-- START Material --

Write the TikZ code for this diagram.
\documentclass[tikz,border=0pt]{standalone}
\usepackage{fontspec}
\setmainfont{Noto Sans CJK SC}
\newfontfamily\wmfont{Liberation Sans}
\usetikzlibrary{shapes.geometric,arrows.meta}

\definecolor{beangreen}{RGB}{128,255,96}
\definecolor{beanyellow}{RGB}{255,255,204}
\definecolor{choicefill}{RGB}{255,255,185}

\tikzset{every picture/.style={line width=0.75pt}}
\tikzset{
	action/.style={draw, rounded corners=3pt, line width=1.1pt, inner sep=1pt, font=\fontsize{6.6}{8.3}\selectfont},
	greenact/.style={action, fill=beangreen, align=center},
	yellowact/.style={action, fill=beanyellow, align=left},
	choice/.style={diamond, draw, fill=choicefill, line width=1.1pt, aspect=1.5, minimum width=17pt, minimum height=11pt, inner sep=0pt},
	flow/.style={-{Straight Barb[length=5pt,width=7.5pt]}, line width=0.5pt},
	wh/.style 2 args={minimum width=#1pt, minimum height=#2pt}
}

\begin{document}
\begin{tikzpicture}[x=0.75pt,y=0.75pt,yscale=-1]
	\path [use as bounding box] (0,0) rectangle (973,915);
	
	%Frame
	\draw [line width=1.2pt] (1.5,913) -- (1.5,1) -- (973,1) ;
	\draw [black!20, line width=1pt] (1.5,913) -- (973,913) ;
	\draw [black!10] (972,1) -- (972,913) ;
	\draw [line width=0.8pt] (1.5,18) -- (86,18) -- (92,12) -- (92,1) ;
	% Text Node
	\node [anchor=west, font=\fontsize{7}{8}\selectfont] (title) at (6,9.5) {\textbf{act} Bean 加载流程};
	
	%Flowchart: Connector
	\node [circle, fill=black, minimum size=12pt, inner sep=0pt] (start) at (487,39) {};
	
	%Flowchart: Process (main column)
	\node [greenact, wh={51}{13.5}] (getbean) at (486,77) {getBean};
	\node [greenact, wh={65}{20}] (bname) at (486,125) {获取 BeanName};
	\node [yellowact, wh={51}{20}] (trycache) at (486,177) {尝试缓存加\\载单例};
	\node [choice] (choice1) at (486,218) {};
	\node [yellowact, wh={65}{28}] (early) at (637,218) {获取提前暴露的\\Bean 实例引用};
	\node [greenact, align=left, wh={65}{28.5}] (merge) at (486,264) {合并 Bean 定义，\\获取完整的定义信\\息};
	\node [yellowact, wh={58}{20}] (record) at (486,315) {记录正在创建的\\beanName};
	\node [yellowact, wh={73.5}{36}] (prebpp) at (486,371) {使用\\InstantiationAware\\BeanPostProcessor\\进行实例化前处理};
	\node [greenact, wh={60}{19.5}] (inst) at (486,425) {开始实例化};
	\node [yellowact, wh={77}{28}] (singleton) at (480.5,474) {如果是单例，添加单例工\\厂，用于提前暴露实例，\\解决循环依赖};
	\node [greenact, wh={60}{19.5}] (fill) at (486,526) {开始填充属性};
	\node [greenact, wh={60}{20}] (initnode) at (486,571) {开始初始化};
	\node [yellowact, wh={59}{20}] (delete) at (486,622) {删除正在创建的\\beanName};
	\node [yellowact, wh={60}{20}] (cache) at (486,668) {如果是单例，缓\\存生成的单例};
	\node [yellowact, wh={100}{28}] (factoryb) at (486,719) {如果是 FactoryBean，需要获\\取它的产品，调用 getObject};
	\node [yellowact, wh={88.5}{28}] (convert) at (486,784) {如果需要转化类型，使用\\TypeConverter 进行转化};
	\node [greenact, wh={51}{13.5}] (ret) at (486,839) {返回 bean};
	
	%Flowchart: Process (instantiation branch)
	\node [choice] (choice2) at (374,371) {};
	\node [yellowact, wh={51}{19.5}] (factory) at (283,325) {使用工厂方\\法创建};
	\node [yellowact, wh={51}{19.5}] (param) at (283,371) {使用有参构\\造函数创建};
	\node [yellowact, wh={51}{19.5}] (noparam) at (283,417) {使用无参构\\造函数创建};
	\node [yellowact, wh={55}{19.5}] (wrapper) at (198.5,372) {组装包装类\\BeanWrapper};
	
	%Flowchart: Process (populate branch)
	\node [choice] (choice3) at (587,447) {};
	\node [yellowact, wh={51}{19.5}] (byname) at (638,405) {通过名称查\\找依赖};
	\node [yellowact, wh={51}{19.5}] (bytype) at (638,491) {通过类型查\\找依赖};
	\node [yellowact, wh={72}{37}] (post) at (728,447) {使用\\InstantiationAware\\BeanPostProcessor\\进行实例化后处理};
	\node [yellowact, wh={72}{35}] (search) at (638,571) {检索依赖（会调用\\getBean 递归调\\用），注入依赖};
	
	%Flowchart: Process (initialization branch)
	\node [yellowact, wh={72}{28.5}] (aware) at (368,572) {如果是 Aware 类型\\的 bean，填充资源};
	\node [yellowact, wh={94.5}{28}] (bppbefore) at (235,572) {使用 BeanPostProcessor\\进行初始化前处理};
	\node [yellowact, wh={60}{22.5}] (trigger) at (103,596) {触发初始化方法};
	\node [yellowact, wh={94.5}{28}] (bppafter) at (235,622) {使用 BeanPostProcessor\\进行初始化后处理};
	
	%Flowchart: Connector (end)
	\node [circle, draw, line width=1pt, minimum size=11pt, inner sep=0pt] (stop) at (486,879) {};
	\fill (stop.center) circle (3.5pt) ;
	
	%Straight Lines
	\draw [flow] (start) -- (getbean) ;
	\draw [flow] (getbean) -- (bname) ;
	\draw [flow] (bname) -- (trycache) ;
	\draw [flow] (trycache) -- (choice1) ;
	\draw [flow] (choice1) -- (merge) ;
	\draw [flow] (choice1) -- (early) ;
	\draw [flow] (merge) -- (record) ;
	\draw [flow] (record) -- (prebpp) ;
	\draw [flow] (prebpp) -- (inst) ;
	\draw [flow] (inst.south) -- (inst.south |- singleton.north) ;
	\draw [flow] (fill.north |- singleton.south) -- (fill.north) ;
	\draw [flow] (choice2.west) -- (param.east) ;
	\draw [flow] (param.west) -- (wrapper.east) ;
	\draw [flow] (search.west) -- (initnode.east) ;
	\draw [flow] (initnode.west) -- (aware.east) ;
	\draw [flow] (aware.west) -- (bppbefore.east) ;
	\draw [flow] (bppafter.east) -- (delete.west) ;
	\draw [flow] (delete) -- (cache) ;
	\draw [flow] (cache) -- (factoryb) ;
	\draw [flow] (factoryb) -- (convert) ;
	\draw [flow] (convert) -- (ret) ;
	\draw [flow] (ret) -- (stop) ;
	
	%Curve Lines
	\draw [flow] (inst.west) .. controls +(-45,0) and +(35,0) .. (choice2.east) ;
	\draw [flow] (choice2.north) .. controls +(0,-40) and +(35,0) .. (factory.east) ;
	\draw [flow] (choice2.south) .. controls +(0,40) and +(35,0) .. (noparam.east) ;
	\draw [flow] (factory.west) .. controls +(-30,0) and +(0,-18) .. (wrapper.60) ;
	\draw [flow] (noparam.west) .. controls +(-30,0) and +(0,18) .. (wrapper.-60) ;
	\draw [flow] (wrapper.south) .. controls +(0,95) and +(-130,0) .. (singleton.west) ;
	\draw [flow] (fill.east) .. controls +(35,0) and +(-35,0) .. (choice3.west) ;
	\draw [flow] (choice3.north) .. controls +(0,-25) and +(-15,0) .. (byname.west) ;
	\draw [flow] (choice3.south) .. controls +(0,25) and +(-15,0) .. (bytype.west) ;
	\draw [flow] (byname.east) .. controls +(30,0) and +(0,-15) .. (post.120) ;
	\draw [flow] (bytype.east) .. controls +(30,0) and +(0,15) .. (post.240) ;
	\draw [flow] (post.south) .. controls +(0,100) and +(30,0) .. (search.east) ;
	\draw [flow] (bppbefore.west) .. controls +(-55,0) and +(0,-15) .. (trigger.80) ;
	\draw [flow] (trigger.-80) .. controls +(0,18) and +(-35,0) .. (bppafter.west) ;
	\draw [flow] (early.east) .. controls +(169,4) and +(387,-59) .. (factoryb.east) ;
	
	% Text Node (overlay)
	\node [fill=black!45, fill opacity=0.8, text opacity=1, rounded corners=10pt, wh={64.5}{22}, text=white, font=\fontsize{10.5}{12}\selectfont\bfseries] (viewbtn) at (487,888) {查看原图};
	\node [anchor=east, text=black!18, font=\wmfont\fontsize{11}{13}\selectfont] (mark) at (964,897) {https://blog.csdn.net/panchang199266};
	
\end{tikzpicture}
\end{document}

-- END Material --

→ **Exercise description**:
Begin with the first line of the listing and copy exactly through the line that contains "(title) at (6,9.5)", please, keeping both ends and leaving out everything after.

→ **Reply**:
Write the TikZ code for this diagram.
\documentclass[tikz,border=0pt]{standalone}
\usepackage{fontspec}
\setmainfont{Noto Sans CJK SC}
\newfontfamily\wmfont{Liberation Sans}
\usetikzlibrary{shapes.geometric,arrows.meta}

\definecolor{beangreen}{RGB}{128,255,96}
\definecolor{beanyellow}{RGB}{255,255,204}
\definecolor{choicefill}{RGB}{255,255,185}

\tikzset{every picture/.style={line width=0.75pt}}
\tikzset{
	action/.style={draw, rounded corners=3pt, line width=1.1pt, inner sep=1pt, font=\fontsize{6.6}{8.3}\selectfont},
	greenact/.style={action, fill=beangreen, align=center},
	yellowact/.style={action, fill=beanyellow, align=left},
	choice/.style={diamond, draw, fill=choicefill, line width=1.1pt, aspect=1.5, minimum width=17pt, minimum height=11pt, inner sep=0pt},
	flow/.style={-{Straight Barb[length=5pt,width=7.5pt]}, line width=0.5pt},
	wh/.style 2 args={minimum width=#1pt, minimum height=#2pt}
}

\begin{document}
\begin{tikzpicture}[x=0.75pt,y=0.75pt,yscale=-1]
	\path [use as bounding box] (0,0) rectangle (973,915);
	
	%Frame
	\draw [line width=1.2pt] (1.5,913) -- (1.5,1) -- (973,1) ;
	\draw [black!20, line width=1pt] (1.5,913) -- (973,913) ;
	\draw [black!10] (972,1) -- (972,913) ;
	\draw [line width=0.8pt] (1.5,18) -- (86,18) -- (92,12) -- (92,1) ;
	% Text Node
	\node [anchor=west, font=\fontsize{7}{8}\selectfont] (title) at (6,9.5) {\textbf{act} Bean 加载流程};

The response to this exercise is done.